Tuna Tartare In Cucumber Cups - cooking recipe

Ingredients
    1/2 lb sushi quality tuna, cut into 1/4-inch pieces
    1 tablespoon minced scallion
    1 tablespoon minced red onion
    1 tablespoon soy sauce
    1 tablespoon sesame oil (can also use olive oil, or chili oil)
    1 tablespoon minced capers
    1 teaspoon lime juice
    1 teaspoon Worcestershire sauce
    1 teaspoon toasted sesame seeds
    1/2 teaspoon salt
    1/4 teaspoon ground black pepper
    1/4 teaspoon cholula hot sauce
    Optional
    1 teaspoon cholula hot sauce
    1 teaspoon minced jalapeno (or other spicy pepper)

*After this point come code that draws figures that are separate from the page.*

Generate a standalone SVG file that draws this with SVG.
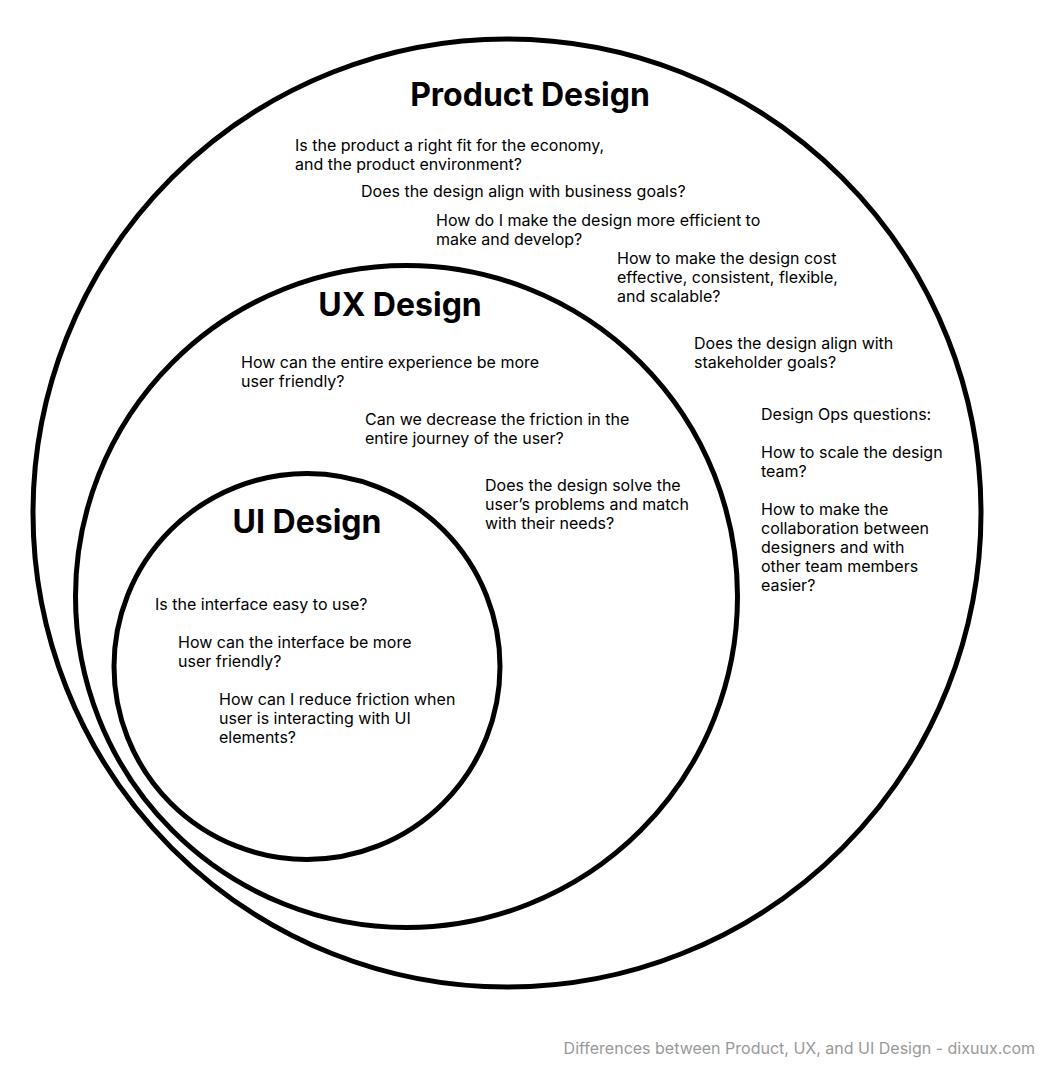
<svg xmlns="http://www.w3.org/2000/svg" width="1062" height="1076" viewBox="0 0 1062 1076">
<style>
.c{fill:none;stroke:#000;stroke-width:5}
.t{font-family:Inter,"Liberation Sans",sans-serif;font-weight:700;font-size:32px;text-anchor:middle;fill:#000}
.b{font-family:Inter,"Liberation Sans",sans-serif;font-size:16px;fill:#000}
.f{font-family:Inter,"Liberation Sans",sans-serif;font-size:16px;fill:#999;text-anchor:end}
</style>
<rect width="1062" height="1076" fill="#fff"/>
<g id="product">
<circle class="c" cx="507" cy="513" r="474"/>
<text class="t" x="530" y="106">Product Design</text>
<text class="b" x="295" y="151">Is the product a right fit for the economy,</text>
<text class="b" x="295" y="170">and the product environment?</text>
<text class="b" x="361" y="197">Does the design align with business goals?</text>
<text class="b" x="436" y="226">How do I make the design more efficient to</text>
<text class="b" x="436" y="245">make and develop?</text>
<text class="b" x="617" y="264">How to make the design cost</text>
<text class="b" x="617" y="283">effective, consistent, flexible,</text>
<text class="b" x="617" y="302">and scalable?</text>
<text class="b" x="694" y="349">Does the design align with</text>
<text class="b" x="694" y="368">stakeholder goals?</text>
<text class="b" x="761" y="420">Design Ops questions:</text>
<text class="b" x="761" y="458">How to scale the design</text>
<text class="b" x="761" y="477">team?</text>
<text class="b" x="761" y="515">How to make the</text>
<text class="b" x="761" y="534">collaboration between</text>
<text class="b" x="761" y="553">designers and with</text>
<text class="b" x="761" y="572">other team members</text>
<text class="b" x="761" y="591">easier?</text>
</g>
<g id="ux">
<circle class="c" cx="406.5" cy="596.5" r="331"/>
<text class="t" x="400" y="316">UX Design</text>
<text class="b" x="241" y="368">How can the entire experience be more</text>
<text class="b" x="241" y="387">user friendly?</text>
<text class="b" x="365" y="425">Can we decrease the friction in the</text>
<text class="b" x="365" y="444">entire journey of the user?</text>
<text class="b" x="485" y="491">Does the design solve the</text>
<text class="b" x="485" y="510">user’s problems and match</text>
<text class="b" x="485" y="529">with their needs?</text>
</g>
<g id="ui">
<circle class="c" cx="307" cy="666.5" r="193"/>
<text class="t" x="307" y="533">UI Design</text>
<text class="b" x="155" y="610">Is the interface easy to use?</text>
<text class="b" x="178" y="648">How can the interface be more</text>
<text class="b" x="178" y="667">user friendly?</text>
<text class="b" x="219" y="705">How can I reduce friction when</text>
<text class="b" x="219" y="724">user is interacting with UI</text>
<text class="b" x="219" y="743">elements?</text>
</g>
<g id="connectors"/>
<text class="f" x="1035" y="1054">Differences between Product, UX, and UI Design - dixuux.com</text>
</svg>
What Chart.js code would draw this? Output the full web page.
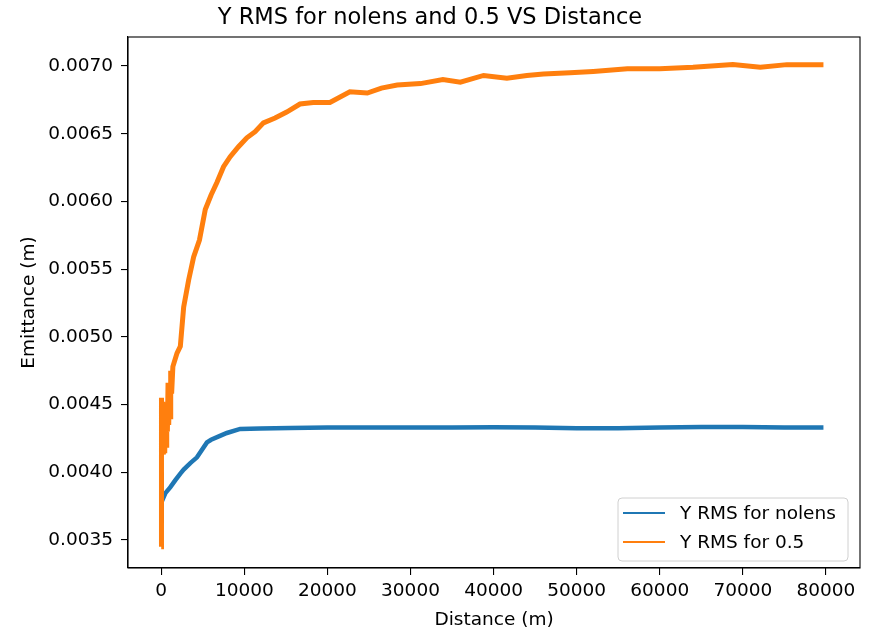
<!DOCTYPE html>
<html lang="en">
<head>
    <meta charset="UTF-8">
    <title>Y RMS for nolens and 0.5 VS Distance</title>
    <script src="https://cdn.jsdelivr.net/npm/chart.js"></script>
    <style>
        body {
            margin: 0;
            background-color: white;
        }
        .chart-box {
            width: 870px;
            height: 633px;
        }
    </style>
</head>
<body>
    <div class="chart-box">
        <canvas id="rmsChart"></canvas>
    </div>

    <script>
        // data
        const nolensX = [0, 20, 60, 500, 1100, 1700, 2300, 2700, 3500, 4300, 5500, 6000, 7000, 7900, 9500, 11900, 15500,
            20000, 25000, 30000, 35000, 40000, 45000, 50000, 55000, 60000, 65000, 70000, 75000, 79700];
        const nolensY = [0.00364, 0.00400, 0.00378, 0.003846, 0.00389, 0.003942, 0.00399, 0.00402, 0.004068, 0.00411,
            0.00422, 0.00424, 0.004267, 0.00429, 0.00432, 0.004323, 0.004326,
            0.00433, 0.00433, 0.00433, 0.00433, 0.004332, 0.00433, 0.004325, 0.004325, 0.00433, 0.004335, 0.004335, 0.00433, 0.00433];

        const halfX = [0, 30, 100, 180, 260, 340, 420, 500, 580, 660, 740, 820, 900, 980, 1060, 1140, 1250, 1400,
            1900, 2300, 2700, 3300, 3900, 4600, 5300, 6000, 6700, 7500, 8300, 9300, 10300, 11300, 12300, 13700,
            15100, 16700, 18300, 20300, 22700, 24800, 26500, 28400, 31200, 33900, 36000, 38800, 41600, 44000,
            46000, 49200, 52000, 56100, 60000, 64000, 68800, 72100, 75300, 79700];
        const halfY = [0.00345, 0.00455, 0.00420, 0.00452, 0.00413, 0.00450, 0.00414, 0.00448, 0.00420, 0.00446,
            0.00430, 0.00466, 0.00435, 0.00465, 0.00441, 0.00475, 0.00458, 0.00478,
            0.00488, 0.00493, 0.00522, 0.00542, 0.00559, 0.005715, 0.00594, 0.006047, 0.00614, 0.006256, 0.00633,
            0.006404, 0.00647, 0.006515, 0.00658, 0.006616,
            0.00666, 0.006719, 0.00673, 0.00673, 0.00681, 0.00680, 0.006837, 0.00686, 0.00687, 0.00690, 0.00688,
            0.00693, 0.00691, 0.00693, 0.00694, 0.00695, 0.00696, 0.00698, 0.00698, 0.00699, 0.00701, 0.00699,
            0.00701, 0.00701];

        const xTicks = [0, 10000, 20000, 30000, 40000, 50000, 60000, 70000, 80000];
        const yTicks = [0.0035, 0.0040, 0.0045, 0.0050, 0.0055, 0.0060, 0.0065, 0.0070];

        const toPoints = (xs, ys) => xs.map((x, i) => ({ x: x, y: ys[i] }));

        const FONT = 'DejaVu Sans';

        // matplotlib style frame + legend box inside the axes
        const mplFrame = {
            id: 'mplFrame',
            afterDraw(chart) {
                const ctx = chart.ctx;
                const a = chart.chartArea;
                ctx.save();
                ctx.strokeStyle = '#000';
                ctx.lineWidth = 1.1;
                ctx.strokeRect(a.left, a.top, a.right - a.left, a.bottom - a.top);

                // legend
                const w = 230, h = 63;
                const lx = a.right - 12 - w;
                const ly = a.bottom - 7 - h;
                ctx.beginPath();
                ctx.roundRect(lx, ly, w, h, 4);
                ctx.fillStyle = 'rgba(255,255,255,0.8)';
                ctx.fill();
                ctx.strokeStyle = '#d0d0d0';
                ctx.lineWidth = 1;
                ctx.stroke();
                ctx.font = '18.5px "' + FONT + '"';
                ctx.textBaseline = 'middle';
                chart.data.datasets.forEach((ds, i) => {
                    const y = ly + 15 + i * 29;
                    ctx.beginPath();
                    ctx.moveTo(lx + 5, y);
                    ctx.lineTo(lx + 47, y);
                    ctx.strokeStyle = ds.borderColor;
                    ctx.lineWidth = 2.2;
                    ctx.stroke();
                    ctx.fillStyle = '#000';
                    ctx.fillText(ds.label, lx + 62, y + 1);
                });
                ctx.restore();
            }
        };

        const ctx = document.getElementById('rmsChart').getContext('2d');
        new Chart(ctx, {
            type: 'line',
            data: {
                datasets: [{
                    label: 'Y RMS for nolens',
                    data: toPoints(nolensX, nolensY),
                    borderColor: '#1f77b4',
                    borderWidth: 4.5,
                    pointRadius: 0,
                    tension: 0,
                    order: 1
                },
                {
                    label: 'Y RMS for 0.5',
                    data: toPoints(halfX, halfY),
                    borderColor: '#ff7f0e',
                    borderWidth: 5,
                    pointRadius: 0,
                    tension: 0,
                    order: 0
                }]
            },
            options: {
                responsive: true,
                maintainAspectRatio: false,
                animation: false,
                layout: {
                    padding: { left: 0, right: 10, top: 0, bottom: 0 }
                },
                plugins: {
                    legend: { display: false },
                    tooltip: { enabled: false },
                    title: {
                        display: true,
                        text: 'Y RMS for nolens and 0.5 VS Distance',
                        color: '#000',
                        font: { family: FONT, size: 22.5, weight: 'normal' },
                        padding: { top: 5, bottom: 5 }
                    }
                },
                scales: {
                    x: {
                        type: 'linear',
                        min: -4000,
                        max: 84100,
                        afterBuildTicks: (scale) => { scale.ticks = xTicks.map(v => ({ value: v })); },
                        afterFit: (scale) => { scale.height = 65; },
                        grid: { drawOnChartArea: false, tickLength: 7, color: '#000', lineWidth: 1.1 },
                        border: { color: '#000', width: 1.1 },
                        ticks: {
                            color: '#000',
                            padding: 5,
                            maxRotation: 0,
                            font: { family: FONT, size: 18.5 },
                            callback: (v) => String(v)
                        },
                        title: {
                            display: true,
                            text: 'Distance (m)',
                            color: '#000',
                            font: { family: FONT, size: 18.5 },
                            padding: { top: 0, bottom: 2 }
                        }
                    },
                    y: {
                        type: 'linear',
                        min: 0.003293,
                        max: 0.007214,
                        afterBuildTicks: (scale) => { scale.ticks = yTicks.map(v => ({ value: v })); },
                        afterFit: (scale) => { scale.width = 128; },
                        grid: { drawOnChartArea: false, tickLength: 7, color: '#000', lineWidth: 1.1 },
                        border: { color: '#000', width: 1.1 },
                        ticks: {
                            color: '#000',
                            padding: 8,
                            font: { family: FONT, size: 18.5 },
                            callback: (v) => v.toFixed(4)
                        },
                        title: {
                            display: true,
                            text: 'Emittance (m)',
                            color: '#000',
                            font: { family: FONT, size: 18.5 },
                            padding: { top: 18, bottom: 0 }
                        }
                    }
                }
            },
            plugins: [mplFrame]
        });
    </script>
</body>
</html>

    1/2 teaspoon thai red chili paste
    2 English cucumbers
    minced chives, for garnish
Preparation
    Gently comibine all ingredients, except for the cucumbers and chives, in a large bowl. Cover with plastic wrap and refrigerate for about 2 hours.
    To serve as hand-held hors d'oeuvres, cut the cucumber into 3/4\" slices and use a melon baller to scoop out a hollow in the center of each slice (be careful not to scoop all the way through). Spoon the marinated tuna into the cucumber \"cups\". Garnish with chives.
    Alternately, cut the cucumber into 1/4\" slices and serve as \"chips\" for the tartare.
    Makes enough to fill about 15 cucumber cups.